▸ Source excerpt:
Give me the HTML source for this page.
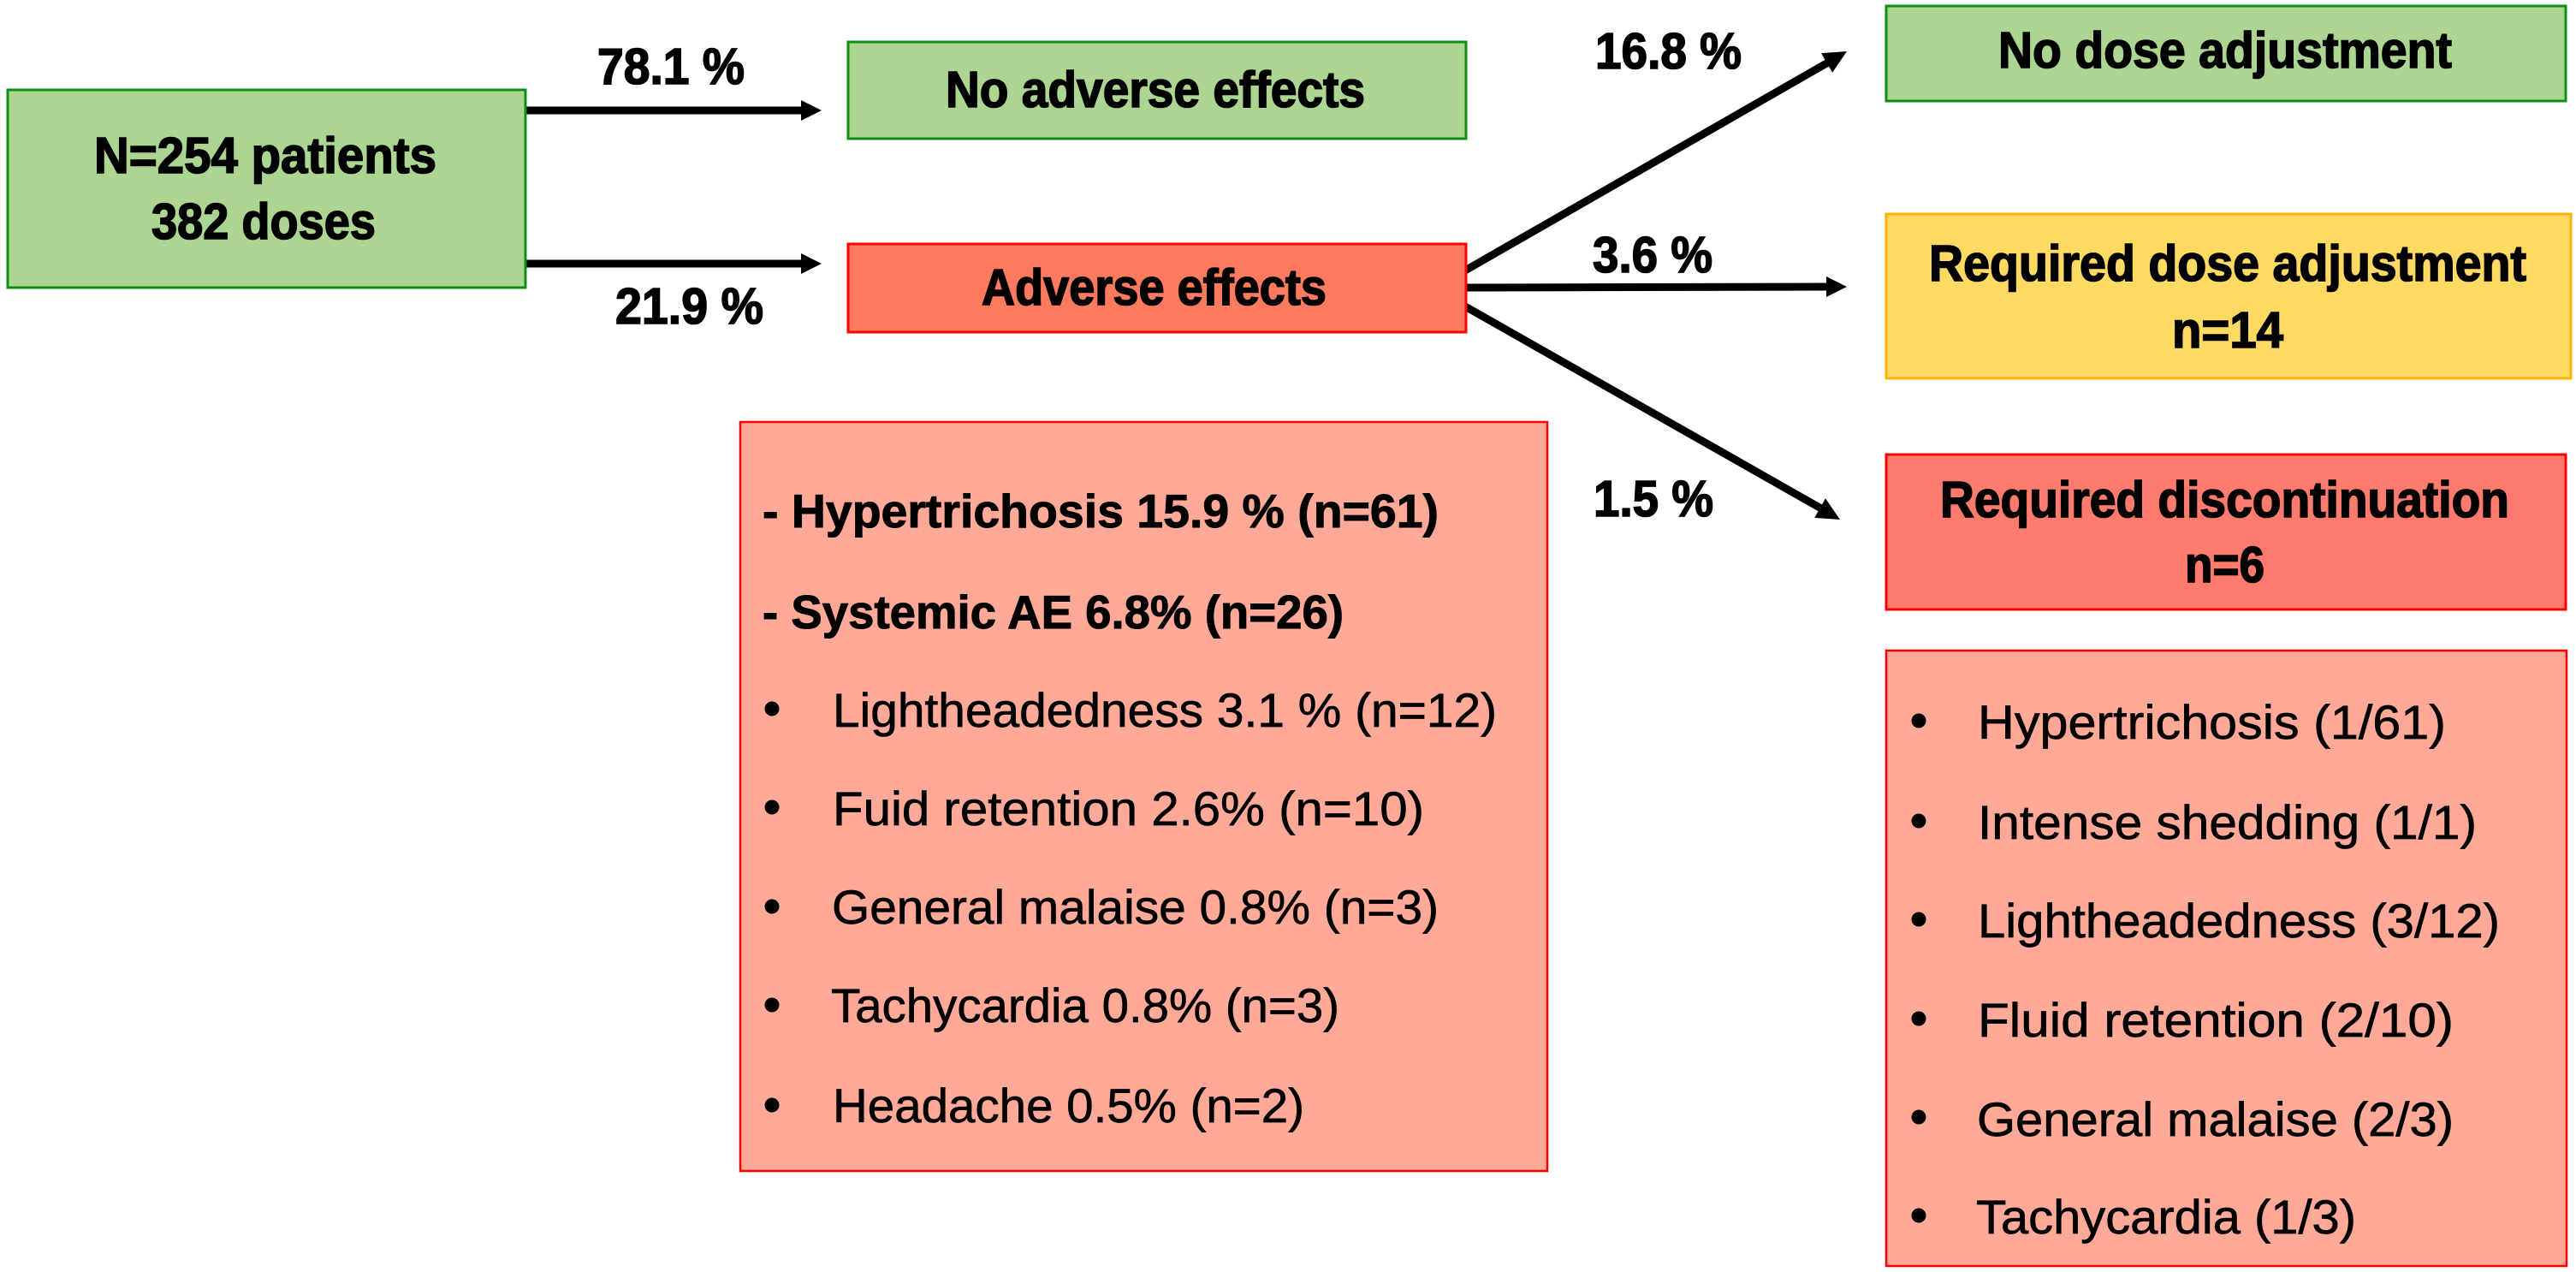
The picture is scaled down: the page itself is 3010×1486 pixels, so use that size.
<!DOCTYPE html>
<html lang="en">
<head>
<meta charset="utf-8">
<title>Adverse effects flow diagram</title>
<style>
html,body{margin:0;padding:0;background:#fff;width:3010px;height:1486px;overflow:hidden}
svg{display:block}
text{font-family:"Liberation Sans",Arial,sans-serif;fill:#000}
.b{font-weight:700;font-size:59px;stroke:#000;stroke-width:1.6px}
.l{font-weight:700;font-size:55px;stroke:#000;stroke-width:1px}
.r{font-weight:400;font-size:56px;stroke:#000;stroke-width:.7px}
.a{stroke:#000;stroke-width:9;fill:none}
</style>
</head>
<body>
<svg xmlns="http://www.w3.org/2000/svg" width="3010" height="1486" viewBox="0 0 3010 1486">
<rect x="0" y="0" width="3010" height="1486" fill="#fff"/>

<g>
<g><line class="a" x1="614" y1="129" x2="940" y2="129"/><polygon points="936,117 960,129 936,141" fill="#000"/></g>
<g><line class="a" x1="614" y1="308" x2="940" y2="308"/><polygon points="936,296 960,308 936,320" fill="#000"/></g>
<g><line class="a" x1="1712" y1="316" x2="2136" y2="73"/><polygon points="2158,60 2141.1,84.7 2128.1,62.1" fill="#000"/></g>
<g><line class="a" x1="1712" y1="336" x2="2138" y2="335"/><polygon points="2134,323 2158,335 2134,347" fill="#000"/></g>
<g><line class="a" x1="1712" y1="358" x2="2128" y2="594"/><polygon points="2150,607 2120.2,604.9 2133,582.3" fill="#000"/></g>
</g>

<g>
<rect x="9" y="105" width="605" height="231" fill="#acd591" stroke="#0f8f0f" stroke-width="3"/>
<text class="b" x="110" y="202" textLength="400" lengthAdjust="spacingAndGlyphs">N=254 patients</text>
<text class="b" x="177" y="279" textLength="262" lengthAdjust="spacingAndGlyphs">382 doses</text>
</g>

<g>
<rect x="991" y="49" width="722" height="113" fill="#acd591" stroke="#0f8f0f" stroke-width="3"/>
<text class="b" x="1105" y="125" textLength="490" lengthAdjust="spacingAndGlyphs">No adverse effects</text>
</g>

<g>
<rect x="991" y="285" width="722" height="103" fill="#ff7a5e" stroke="#ff0000" stroke-width="3"/>
<text class="b" x="1147" y="356" textLength="403" lengthAdjust="spacingAndGlyphs">Adverse effects</text>
</g>

<g>
<rect x="2204" y="7" width="794" height="111" fill="#acd591" stroke="#0f8f0f" stroke-width="3"/>
<text class="b" x="2335" y="79" textLength="530" lengthAdjust="spacingAndGlyphs">No dose adjustment</text>
</g>

<g>
<rect x="2204" y="250" width="800" height="192" fill="#ffda63" stroke="#ffb300" stroke-width="3"/>
<text class="b" x="2254" y="328" textLength="698" lengthAdjust="spacingAndGlyphs">Required dose adjustment</text>
<text class="b" x="2538" y="406" textLength="130" lengthAdjust="spacingAndGlyphs">n=14</text>
</g>

<g>
<rect x="2204" y="531" width="794" height="181" fill="#ff7b6e" stroke="#ff0000" stroke-width="3"/>
<text class="b" x="2267" y="604" textLength="665" lengthAdjust="spacingAndGlyphs">Required discontinuation</text>
<text class="b" x="2553" y="680" textLength="93" lengthAdjust="spacingAndGlyphs">n=6</text>
</g>

<g>
<text class="b" x="698" y="98" textLength="172" lengthAdjust="spacingAndGlyphs">78.1 %</text>
<text class="b" x="719" y="378" textLength="173" lengthAdjust="spacingAndGlyphs">21.9 %</text>
<text class="b" x="1864" y="80" textLength="171" lengthAdjust="spacingAndGlyphs">16.8 %</text>
<text class="b" x="1861" y="318" textLength="140" lengthAdjust="spacingAndGlyphs">3.6 %</text>
<text class="b" x="1862" y="603" textLength="140" lengthAdjust="spacingAndGlyphs">1.5 %</text>
</g>

<g>
<rect x="865" y="493" width="943" height="875" fill="#ffa999" stroke="#ff0000" stroke-width="2.5"/>
<text class="l" x="891" y="616" textLength="790" lengthAdjust="spacingAndGlyphs">- Hypertrichosis 15.9 % (n=61)</text>
<text class="l" x="891" y="734" textLength="679" lengthAdjust="spacingAndGlyphs">- Systemic AE 6.8% (n=26)</text>
<circle cx="902" cy="828" r="8.5"/>
<text class="r" x="973" y="849" textLength="776" lengthAdjust="spacingAndGlyphs">Lightheadedness 3.1 % (n=12)</text>
<circle cx="902" cy="943" r="8.5"/>
<text class="r" x="973" y="964" textLength="691" lengthAdjust="spacingAndGlyphs">Fuid retention 2.6% (n=10)</text>
<circle cx="902" cy="1059" r="8.5"/>
<text class="r" x="972" y="1079" textLength="709" lengthAdjust="spacingAndGlyphs">General malaise 0.8% (n=3)</text>
<circle cx="902" cy="1174" r="8.5"/>
<text class="r" x="971" y="1194" textLength="594" lengthAdjust="spacingAndGlyphs">Tachycardia 0.8% (n=3)</text>
<circle cx="902" cy="1291" r="8.5"/>
<text class="r" x="973" y="1311" textLength="551" lengthAdjust="spacingAndGlyphs">Headache 0.5% (n=2)</text>
</g>

<g>
<rect x="2204" y="760" width="795" height="719" fill="#ffa999" stroke="#ff0000" stroke-width="2.5"/>
<circle cx="2242" cy="842" r="8.5"/>
<text class="r" x="2311" y="863" textLength="547" lengthAdjust="spacingAndGlyphs">Hypertrichosis (1/61)</text>
<circle cx="2242" cy="959" r="8.5"/>
<text class="r" x="2311" y="980" textLength="583" lengthAdjust="spacingAndGlyphs">Intense shedding (1/1)</text>
<circle cx="2242" cy="1074" r="8.5"/>
<text class="r" x="2311" y="1095" textLength="610" lengthAdjust="spacingAndGlyphs">Lightheadedness (3/12)</text>
<circle cx="2242" cy="1190" r="8.5"/>
<text class="r" x="2311" y="1211" textLength="556" lengthAdjust="spacingAndGlyphs">Fluid retention (2/10)</text>
<circle cx="2242" cy="1305" r="8.5"/>
<text class="r" x="2310" y="1327" textLength="557" lengthAdjust="spacingAndGlyphs">General malaise (2/3)</text>
<circle cx="2242" cy="1420" r="8.5"/>
<text class="r" x="2309" y="1441" textLength="444" lengthAdjust="spacingAndGlyphs">Tachycardia (1/3)</text>
</g>
</svg>
</body>
</html>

▸ Objective:
Return the whole listing, word for word, and leave out every picture.

▸ Solution for this task:
Give me the HTML source for this page.
The picture is scaled down: the page itself is 3010×1486 pixels, so use that size.
<!DOCTYPE html>
<html lang="en">
<head>
<meta charset="utf-8">
<title>Adverse effects flow diagram</title>
<style>
html,body{margin:0;padding:0;background:#fff;width:3010px;height:1486px;overflow:hidden}
svg{display:block}
text{font-family:"Liberation Sans",Arial,sans-serif;fill:#000}
.b{font-weight:700;font-size:59px;stroke:#000;stroke-width:1.6px}
.l{font-weight:700;font-size:55px;stroke:#000;stroke-width:1px}
.r{font-weight:400;font-size:56px;stroke:#000;stroke-width:.7px}
.a{stroke:#000;stroke-width:9;fill:none}
</style>
</head>
<body>
<svg xmlns="http://www.w3.org/2000/svg" width="3010" height="1486" viewBox="0 0 3010 1486">
<rect x="0" y="0" width="3010" height="1486" fill="#fff"/>

<g>
<g><line class="a" x1="614" y1="129" x2="940" y2="129"/><polygon points="936,117 960,129 936,141" fill="#000"/></g>
<g><line class="a" x1="614" y1="308" x2="940" y2="308"/><polygon points="936,296 960,308 936,320" fill="#000"/></g>
<g><line class="a" x1="1712" y1="316" x2="2136" y2="73"/><polygon points="2158,60 2141.1,84.7 2128.1,62.1" fill="#000"/></g>
<g><line class="a" x1="1712" y1="336" x2="2138" y2="335"/><polygon points="2134,323 2158,335 2134,347" fill="#000"/></g>
<g><line class="a" x1="1712" y1="358" x2="2128" y2="594"/><polygon points="2150,607 2120.2,604.9 2133,582.3" fill="#000"/></g>
</g>

<g>
<rect x="9" y="105" width="605" height="231" fill="#acd591" stroke="#0f8f0f" stroke-width="3"/>
<text class="b" x="110" y="202" textLength="400" lengthAdjust="spacingAndGlyphs">N=254 patients</text>
<text class="b" x="177" y="279" textLength="262" lengthAdjust="spacingAndGlyphs">382 doses</text>
</g>

<g>
<rect x="991" y="49" width="722" height="113" fill="#acd591" stroke="#0f8f0f" stroke-width="3"/>
<text class="b" x="1105" y="125" textLength="490" lengthAdjust="spacingAndGlyphs">No adverse effects</text>
</g>

<g>
<rect x="991" y="285" width="722" height="103" fill="#ff7a5e" stroke="#ff0000" stroke-width="3"/>
<text class="b" x="1147" y="356" textLength="403" lengthAdjust="spacingAndGlyphs">Adverse effects</text>
</g>

<g>
<rect x="2204" y="7" width="794" height="111" fill="#acd591" stroke="#0f8f0f" stroke-width="3"/>
<text class="b" x="2335" y="79" textLength="530" lengthAdjust="spacingAndGlyphs">No dose adjustment</text>
</g>

<g>
<rect x="2204" y="250" width="800" height="192" fill="#ffda63" stroke="#ffb300" stroke-width="3"/>
<text class="b" x="2254" y="328" textLength="698" lengthAdjust="spacingAndGlyphs">Required dose adjustment</text>
<text class="b" x="2538" y="406" textLength="130" lengthAdjust="spacingAndGlyphs">n=14</text>
</g>

<g>
<rect x="2204" y="531" width="794" height="181" fill="#ff7b6e" stroke="#ff0000" stroke-width="3"/>
<text class="b" x="2267" y="604" textLength="665" lengthAdjust="spacingAndGlyphs">Required discontinuation</text>
<text class="b" x="2553" y="680" textLength="93" lengthAdjust="spacingAndGlyphs">n=6</text>
</g>

<g>
<text class="b" x="698" y="98" textLength="172" lengthAdjust="spacingAndGlyphs">78.1 %</text>
<text class="b" x="719" y="378" textLength="173" lengthAdjust="spacingAndGlyphs">21.9 %</text>
<text class="b" x="1864" y="80" textLength="171" lengthAdjust="spacingAndGlyphs">16.8 %</text>
<text class="b" x="1861" y="318" textLength="140" lengthAdjust="spacingAndGlyphs">3.6 %</text>
<text class="b" x="1862" y="603" textLength="140" lengthAdjust="spacingAndGlyphs">1.5 %</text>
</g>

<g>
<rect x="865" y="493" width="943" height="875" fill="#ffa999" stroke="#ff0000" stroke-width="2.5"/>
<text class="l" x="891" y="616" textLength="790" lengthAdjust="spacingAndGlyphs">- Hypertrichosis 15.9 % (n=61)</text>
<text class="l" x="891" y="734" textLength="679" lengthAdjust="spacingAndGlyphs">- Systemic AE 6.8% (n=26)</text>
<circle cx="902" cy="828" r="8.5"/>
<text class="r" x="973" y="849" textLength="776" lengthAdjust="spacingAndGlyphs">Lightheadedness 3.1 % (n=12)</text>
<circle cx="902" cy="943" r="8.5"/>
<text class="r" x="973" y="964" textLength="691" lengthAdjust="spacingAndGlyphs">Fuid retention 2.6% (n=10)</text>
<circle cx="902" cy="1059" r="8.5"/>
<text class="r" x="972" y="1079" textLength="709" lengthAdjust="spacingAndGlyphs">General malaise 0.8% (n=3)</text>
<circle cx="902" cy="1174" r="8.5"/>
<text class="r" x="971" y="1194" textLength="594" lengthAdjust="spacingAndGlyphs">Tachycardia 0.8% (n=3)</text>
<circle cx="902" cy="1291" r="8.5"/>
<text class="r" x="973" y="1311" textLength="551" lengthAdjust="spacingAndGlyphs">Headache 0.5% (n=2)</text>
</g>

<g>
<rect x="2204" y="760" width="795" height="719" fill="#ffa999" stroke="#ff0000" stroke-width="2.5"/>
<circle cx="2242" cy="842" r="8.5"/>
<text class="r" x="2311" y="863" textLength="547" lengthAdjust="spacingAndGlyphs">Hypertrichosis (1/61)</text>
<circle cx="2242" cy="959" r="8.5"/>
<text class="r" x="2311" y="980" textLength="583" lengthAdjust="spacingAndGlyphs">Intense shedding (1/1)</text>
<circle cx="2242" cy="1074" r="8.5"/>
<text class="r" x="2311" y="1095" textLength="610" lengthAdjust="spacingAndGlyphs">Lightheadedness (3/12)</text>
<circle cx="2242" cy="1190" r="8.5"/>
<text class="r" x="2311" y="1211" textLength="556" lengthAdjust="spacingAndGlyphs">Fluid retention (2/10)</text>
<circle cx="2242" cy="1305" r="8.5"/>
<text class="r" x="2310" y="1327" textLength="557" lengthAdjust="spacingAndGlyphs">General malaise (2/3)</text>
<circle cx="2242" cy="1420" r="8.5"/>
<text class="r" x="2309" y="1441" textLength="444" lengthAdjust="spacingAndGlyphs">Tachycardia (1/3)</text>
</g>
</svg>
</body>
</html>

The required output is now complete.